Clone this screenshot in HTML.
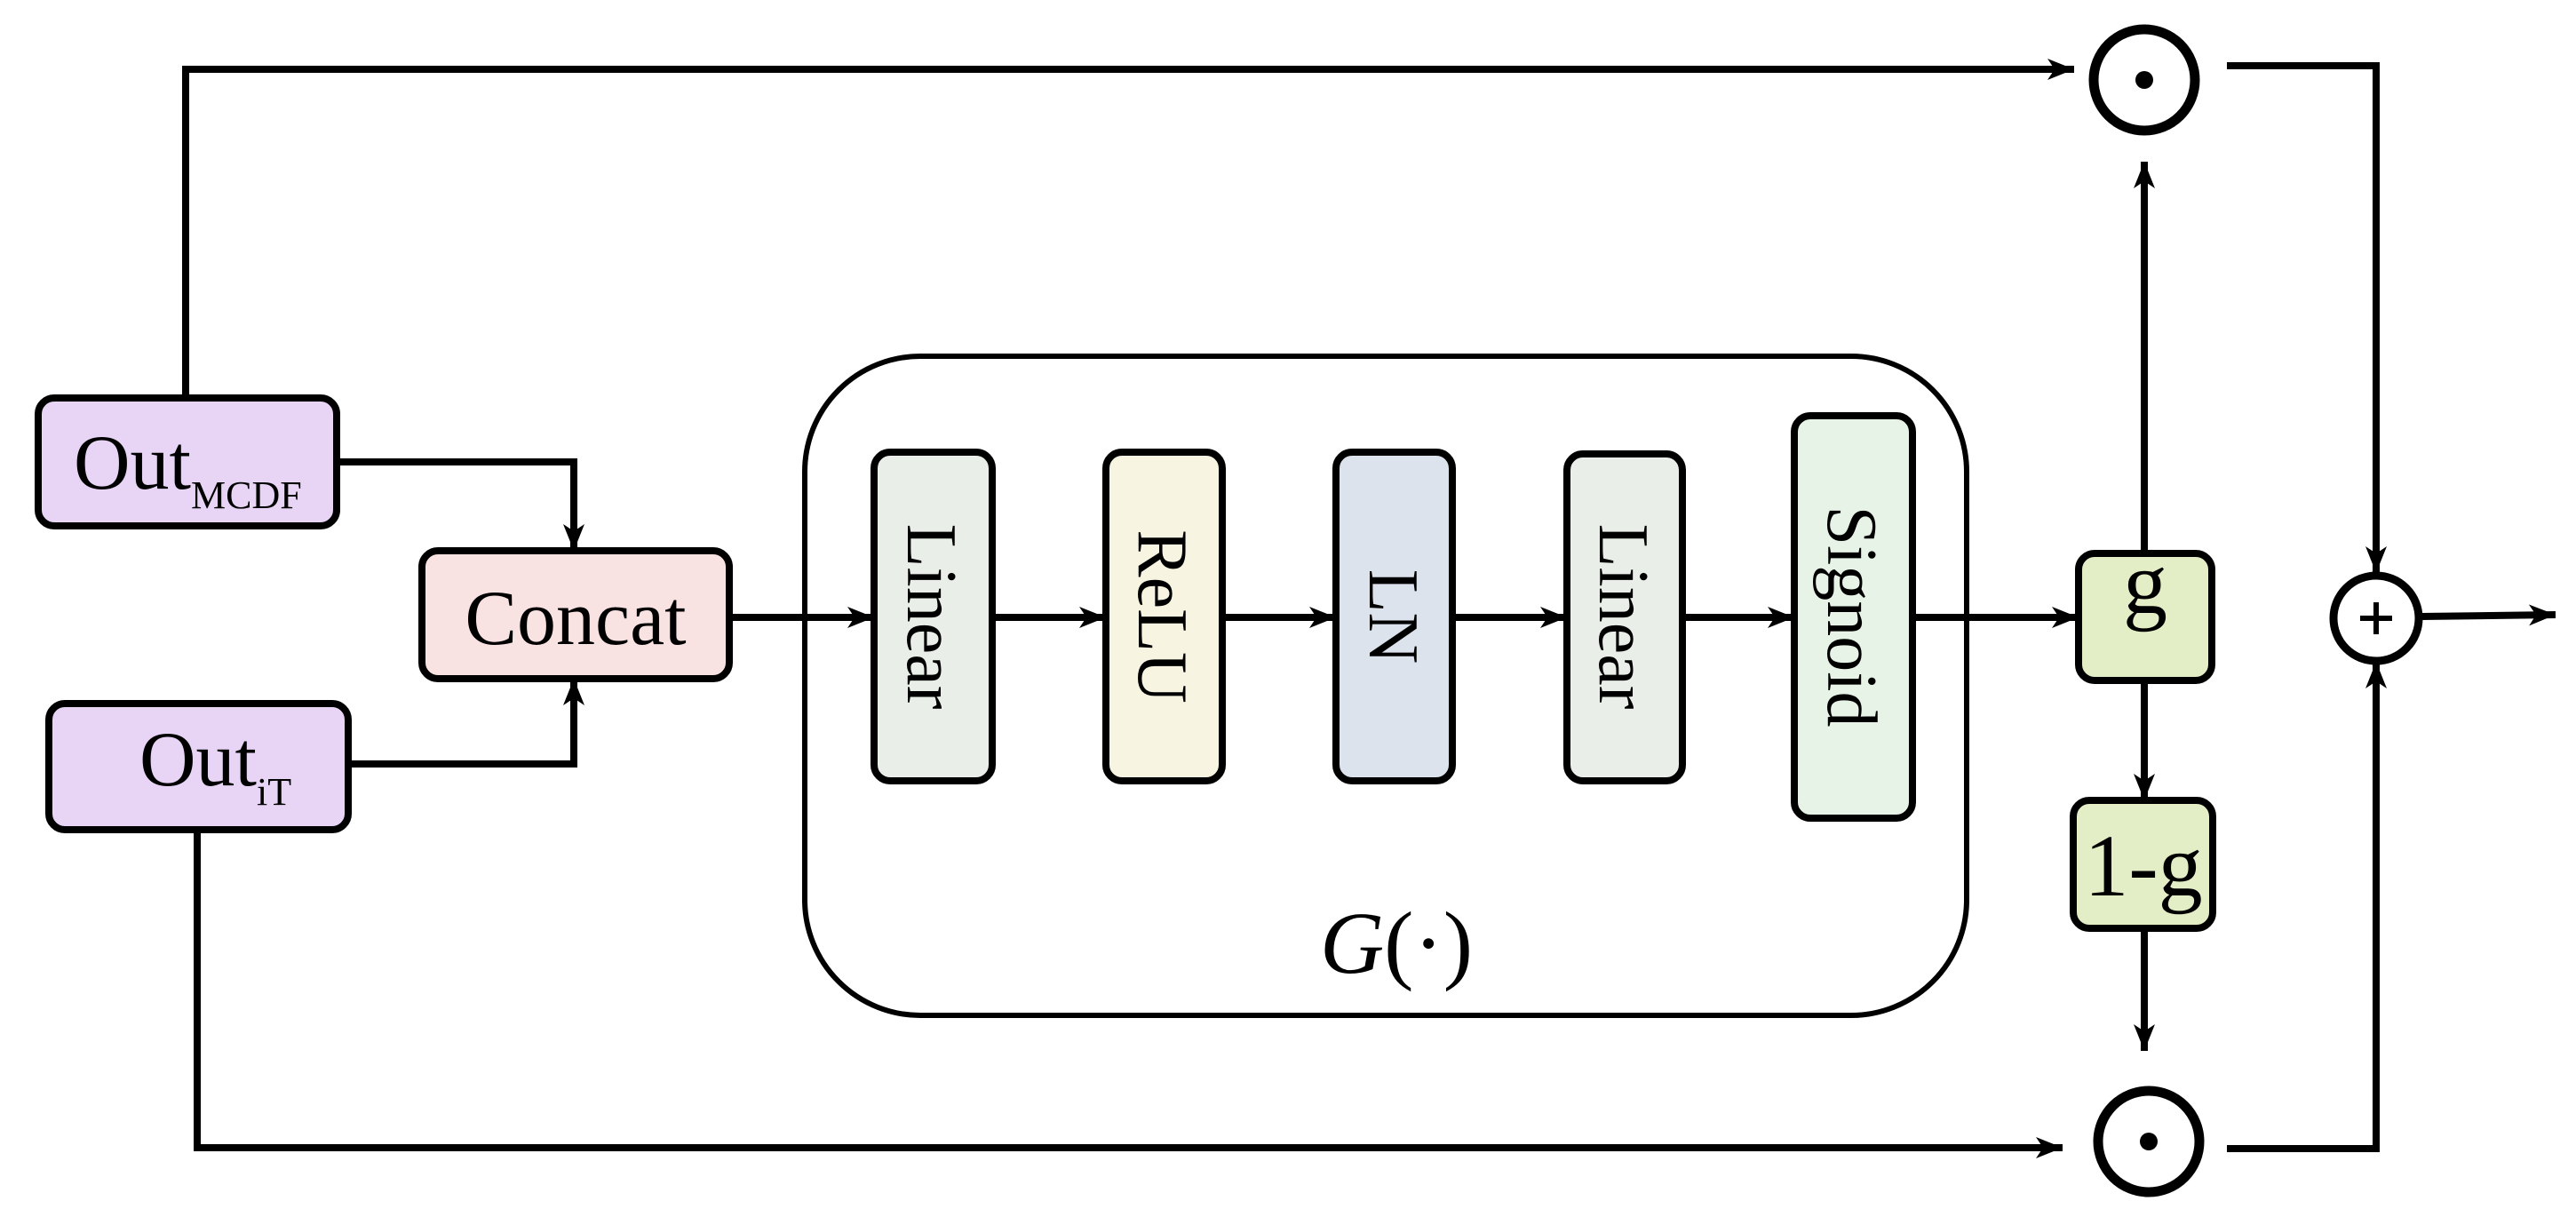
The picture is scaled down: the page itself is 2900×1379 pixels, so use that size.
<!DOCTYPE html>
<html><head><meta charset="utf-8"><style>
html,body{margin:0;padding:0;background:#fff;}
svg{display:block;}
text{font-family:"Liberation Serif",serif;fill:#000;}
</style></head><body>
<svg width="2900" height="1379" viewBox="0 0 2900 1379" xmlns="http://www.w3.org/2000/svg">
<defs>
<marker id="a" viewBox="0 0 30 24" refX="30" refY="12" markerWidth="30" markerHeight="24" markerUnits="userSpaceOnUse" orient="auto">
<path d="M0,0 L30,12 L0,24 L8,12 Z" fill="#000"/>
</marker>
</defs>
<g fill="none" stroke="#000" stroke-width="8">
<!-- top path -->
<polyline points="209,448 209,78 2335,78" marker-end="url(#a)"/>
<!-- bottom path -->
<polyline points="222,934 222,1292 2322,1292" marker-end="url(#a)"/>
<!-- MCDF to concat -->
<polyline points="379,520 646,520 646,620" marker-end="url(#a)"/>
<!-- iT to concat -->
<polyline points="392,860 646,860 646,764" marker-end="url(#a)"/>
<!-- main chain -->
<line x1="821" y1="695" x2="984" y2="695" marker-end="url(#a)"/>
<line x1="1117" y1="695" x2="1245" y2="695" marker-end="url(#a)"/>
<line x1="1376" y1="695" x2="1504" y2="695" marker-end="url(#a)"/>
<line x1="1635" y1="695" x2="1764" y2="695" marker-end="url(#a)"/>
<line x1="1894" y1="695" x2="2020" y2="695" marker-end="url(#a)"/>
<line x1="2153" y1="695" x2="2340" y2="695" marker-end="url(#a)"/>
<!-- g up / down -->
<line x1="2414" y1="623" x2="2414" y2="182" marker-end="url(#a)"/>
<line x1="2414" y1="766" x2="2414" y2="901" marker-end="url(#a)"/>
<line x1="2414" y1="1045" x2="2414" y2="1183" marker-end="url(#a)"/>
<!-- right side to plus -->
<polyline points="2507,74 2675,74 2675,645" marker-end="url(#a)"/>
<polyline points="2507,1293 2675,1293 2675,745" marker-end="url(#a)"/>
<line x1="2725" y1="694" x2="2877" y2="692" marker-end="url(#a)"/>
<!-- G box -->
<rect x="906" y="401" width="1308" height="742" rx="130" stroke-width="6"/>
</g>
<g stroke="#000" stroke-width="8">
<rect x="43" y="448" width="336" height="144" rx="18" fill="#e8d4f5"/>
<rect x="55" y="792" width="337" height="142" rx="18" fill="#e8d4f5"/>
<rect x="475" y="620" width="346" height="144" rx="18" fill="#f9e2e2"/>
<rect x="984" y="509" width="133" height="370" rx="18" fill="#e9eee8"/>
<rect x="1245" y="509" width="131" height="370" rx="18" fill="#f7f5e1"/>
<rect x="1504" y="509" width="131" height="370" rx="18" fill="#dce3ec"/>
<rect x="1764" y="511" width="130" height="368" rx="18" fill="#e9eee8"/>
<rect x="2020" y="468" width="133" height="453" rx="18" fill="#e8f3e7"/>
<rect x="2340" y="623" width="150" height="143" rx="18" fill="#e3eec6"/>
<rect x="2334" y="901" width="157" height="144" rx="18" fill="#e3eec6"/>
</g>
<g fill="#fff" stroke="#000" stroke-width="11">
<circle cx="2414" cy="90" r="57"/>
<circle cx="2419" cy="1285" r="57"/>
<circle cx="2675" cy="696" r="48" stroke-width="9"/>
</g>
<circle cx="2414" cy="90" r="10" fill="#000"/>
<circle cx="2419" cy="1285" r="10" fill="#000"/>
<g stroke="#000" stroke-width="6"><line x1="2657" y1="696" x2="2693" y2="696"/><line x1="2675" y1="678" x2="2675" y2="714"/></g>

<text x="83" y="550" font-size="88">Out<tspan font-size="44" dy="22">MCDF</tspan></text>
<text x="157" y="884" font-size="88">Out<tspan font-size="44" dy="22">iT</tspan></text>
<text x="648" y="725" font-size="88" text-anchor="middle">Concat</text>
<g font-size="80" text-anchor="middle">
<text transform="translate(1050,694) rotate(90)" dy="28">Linear</text>
<text transform="translate(1310,694) rotate(90)" dy="28">ReLU</text>
<text transform="translate(1570,694) rotate(90)" dy="28">LN</text>
<text transform="translate(1829,694) rotate(90)" dy="28">Linear</text>
<text transform="translate(2086,694) rotate(90)" dy="28">Signoid</text>
</g>
<text x="2415" y="690" font-size="100" text-anchor="middle">g</text>
<text x="2413" y="1008" font-size="100" text-anchor="middle">1-g</text>
<text x="1572" y="1095" font-size="100" text-anchor="middle"><tspan font-style="italic">G</tspan>(·)</text>
</svg>
</body></html>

════

Skip the pictures, then retype every line above exactly.

Clone this screenshot in HTML.
The picture is scaled down: the page itself is 2900×1379 pixels, so use that size.
<!DOCTYPE html>
<html><head><meta charset="utf-8"><style>
html,body{margin:0;padding:0;background:#fff;}
svg{display:block;}
text{font-family:"Liberation Serif",serif;fill:#000;}
</style></head><body>
<svg width="2900" height="1379" viewBox="0 0 2900 1379" xmlns="http://www.w3.org/2000/svg">
<defs>
<marker id="a" viewBox="0 0 30 24" refX="30" refY="12" markerWidth="30" markerHeight="24" markerUnits="userSpaceOnUse" orient="auto">
<path d="M0,0 L30,12 L0,24 L8,12 Z" fill="#000"/>
</marker>
</defs>
<g fill="none" stroke="#000" stroke-width="8">
<!-- top path -->
<polyline points="209,448 209,78 2335,78" marker-end="url(#a)"/>
<!-- bottom path -->
<polyline points="222,934 222,1292 2322,1292" marker-end="url(#a)"/>
<!-- MCDF to concat -->
<polyline points="379,520 646,520 646,620" marker-end="url(#a)"/>
<!-- iT to concat -->
<polyline points="392,860 646,860 646,764" marker-end="url(#a)"/>
<!-- main chain -->
<line x1="821" y1="695" x2="984" y2="695" marker-end="url(#a)"/>
<line x1="1117" y1="695" x2="1245" y2="695" marker-end="url(#a)"/>
<line x1="1376" y1="695" x2="1504" y2="695" marker-end="url(#a)"/>
<line x1="1635" y1="695" x2="1764" y2="695" marker-end="url(#a)"/>
<line x1="1894" y1="695" x2="2020" y2="695" marker-end="url(#a)"/>
<line x1="2153" y1="695" x2="2340" y2="695" marker-end="url(#a)"/>
<!-- g up / down -->
<line x1="2414" y1="623" x2="2414" y2="182" marker-end="url(#a)"/>
<line x1="2414" y1="766" x2="2414" y2="901" marker-end="url(#a)"/>
<line x1="2414" y1="1045" x2="2414" y2="1183" marker-end="url(#a)"/>
<!-- right side to plus -->
<polyline points="2507,74 2675,74 2675,645" marker-end="url(#a)"/>
<polyline points="2507,1293 2675,1293 2675,745" marker-end="url(#a)"/>
<line x1="2725" y1="694" x2="2877" y2="692" marker-end="url(#a)"/>
<!-- G box -->
<rect x="906" y="401" width="1308" height="742" rx="130" stroke-width="6"/>
</g>
<g stroke="#000" stroke-width="8">
<rect x="43" y="448" width="336" height="144" rx="18" fill="#e8d4f5"/>
<rect x="55" y="792" width="337" height="142" rx="18" fill="#e8d4f5"/>
<rect x="475" y="620" width="346" height="144" rx="18" fill="#f9e2e2"/>
<rect x="984" y="509" width="133" height="370" rx="18" fill="#e9eee8"/>
<rect x="1245" y="509" width="131" height="370" rx="18" fill="#f7f5e1"/>
<rect x="1504" y="509" width="131" height="370" rx="18" fill="#dce3ec"/>
<rect x="1764" y="511" width="130" height="368" rx="18" fill="#e9eee8"/>
<rect x="2020" y="468" width="133" height="453" rx="18" fill="#e8f3e7"/>
<rect x="2340" y="623" width="150" height="143" rx="18" fill="#e3eec6"/>
<rect x="2334" y="901" width="157" height="144" rx="18" fill="#e3eec6"/>
</g>
<g fill="#fff" stroke="#000" stroke-width="11">
<circle cx="2414" cy="90" r="57"/>
<circle cx="2419" cy="1285" r="57"/>
<circle cx="2675" cy="696" r="48" stroke-width="9"/>
</g>
<circle cx="2414" cy="90" r="10" fill="#000"/>
<circle cx="2419" cy="1285" r="10" fill="#000"/>
<g stroke="#000" stroke-width="6"><line x1="2657" y1="696" x2="2693" y2="696"/><line x1="2675" y1="678" x2="2675" y2="714"/></g>

<text x="83" y="550" font-size="88">Out<tspan font-size="44" dy="22">MCDF</tspan></text>
<text x="157" y="884" font-size="88">Out<tspan font-size="44" dy="22">iT</tspan></text>
<text x="648" y="725" font-size="88" text-anchor="middle">Concat</text>
<g font-size="80" text-anchor="middle">
<text transform="translate(1050,694) rotate(90)" dy="28">Linear</text>
<text transform="translate(1310,694) rotate(90)" dy="28">ReLU</text>
<text transform="translate(1570,694) rotate(90)" dy="28">LN</text>
<text transform="translate(1829,694) rotate(90)" dy="28">Linear</text>
<text transform="translate(2086,694) rotate(90)" dy="28">Signoid</text>
</g>
<text x="2415" y="690" font-size="100" text-anchor="middle">g</text>
<text x="2413" y="1008" font-size="100" text-anchor="middle">1-g</text>
<text x="1572" y="1095" font-size="100" text-anchor="middle"><tspan font-style="italic">G</tspan>(·)</text>
</svg>
</body></html>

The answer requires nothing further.